Le deuil quand on a neuf ans

Renoir
Chie Hayakawa – 2025

Impossible de ne pas penser à Déménagement de Shinji Somai en voyant le récent Renoir de Chie Hayakawa. On y est plongé dans le quotidien et la psyché d’une petite fille, Fuki, qui doit composer avec une situation familiale douloureuse. Dans déménagement, les parents se séparaient, dans Renoir, ils vont se séparer tout simplement parce que le père, atteint d’un cancer inguérissable, va bientôt disparaître. Ajoutons à cela que la fillette présente à peu près la même coupe de cheveux, la même chemise verte flashy, et qu’Hayakawa a décidé de situer son histoire à la fin des années 80 (Déménagement est au début des années 90) et l’on se dit que ça fit tout de même beaucoup de ressemblances. Il n’est pas impossible que la réalisatrice, consciente d’inévitables rapprochements que l’on ferait entre son histoire et celle d’un des chefs-d’œuvre de Somai, ait peut-être joué la carte de l’hommage pour couper court à d’éventuels reproches de plagiat.

Dans tous les cas, le film se démarque dans la manière de restituer le mal-être de Fuki. Car il ne s’agit ici pas tant de le crier pour protester, avec peut-être le désir inconscient que les parents se rabibochent. Fuki voit bien que son père est au plus mal (cela fait d’ailleurs bizarre de voir Lily Franky, acteur solaire associé à une bonne humeur familiale – on songe à Tel Père, Tel Fils – jouer un personnage en phase terminale), elle entend les paroles sans espoir des collègues de travail venus le voir à l’hôpital et au bout du compte, elle a assimilé le fait que son père n’est plus là pour très longtemps.
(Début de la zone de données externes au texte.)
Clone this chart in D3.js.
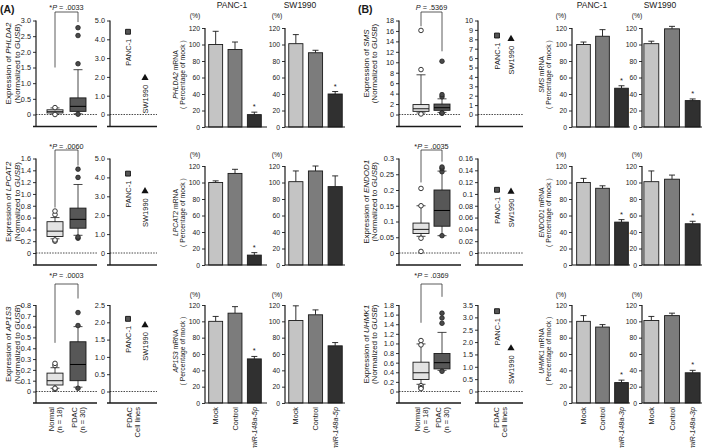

Mais la grande question est : comment réagir face à cela ? Pleurer ? Être malheureuse ? Ou au contraire se plonger dans sa vie quotidienne ? Voir et jouer avec ses amies ? Mais dans ce cas, ne serait-ce pas le signe d’une indigne insensibilité ? En fait, Fuki est dans le cirage, un cirage émotionnel, tout comme le spectateur durant la première heure qui ne sait pas trop comment prendre l’histoire. Hayakawa empile des réactions, des situations, au spectateur de se faire une idée. Fuki ne l’aidera pas car, contrairement à son homologue dans Déménagement, elle ne parle que très peu et il faut dès lors décoder ses actions. Ainsi, quand elle revient de l’hôpital, tenant par la main en marchant son père qui a du mal à se déplacer, elle le lâche aussitôt pour faire mine d’observer quelque chose au sol, voyant que des camarades de classe s’approchent. On comprend qu’elle a honte d’être vue en compagnie de ce père pitoyable. Mais dans la scène suivante, sur une aire de loisirs où de jeunes adultes se moquent de son père endormi sur un banc, elle réagit et n’hésite pas à botter le cul (littéralement) à l’un des fâcheux. Si elle peut avoir honte de son père, cela ne vas pas jusqu’au point d’accepter qu’on l’humilie.

Car au fond d’elle-même, il y a bien sûr l’amour et la conscience d’une lourde perte. Et c’est tout le crédit d’Hayakawa de ne pas avoir cherché à surligner des effets faisant dans le pathos. Elle préfère plonger le spectateur dans une multitude d’actions ou de motifs. Ainsi celui du cheval, animal que Fuki dessine dans son cahier et dont elle imite (joliment) le hennissement. Il est aussi associé à l’hippodrome… dans lequel son père a l’habitude d’aller. Ainsi son refuge dans l’imagination, que se soit en compagnie de son amie Chihiro (prénom miyazakesque qui annonce la couleur), ou dans les rédactions scolaires ou même son journal intime. Ainsi ses incursions en cachette dans le téléphone rose pour parler et rencontrer un homme — plutôt un jeune homme, en pleine santé, sorte de père de substitution idéal (on s’accroche aux accoudoirs quand on voit Fuki accepter son rendez-vous et se rendre chez lui). Ou encore quand, voyant que sa fille est fascinée par une reproduction de « La Petite Irène » de Renoir qu’un marchand vend dans le hall de l’hôpital, son père décide de l’acheter, et donc de lui en faire cadeau puisque lui n’aura pas le temps d’en profiter. Ce cadeau, au-delà des images mentales de son père, sera le moyen pour Fuki de garder un lien symbolique avec son père.

Bref, après un Plan 75 intéressant mais qui ne m’avait pas non plus embarqué – en dépit de la présence de Chieko Baisho – Hayakawa fournit un deuxième long métrage bien plus abouti. Une réalisatrice clairement à suivre.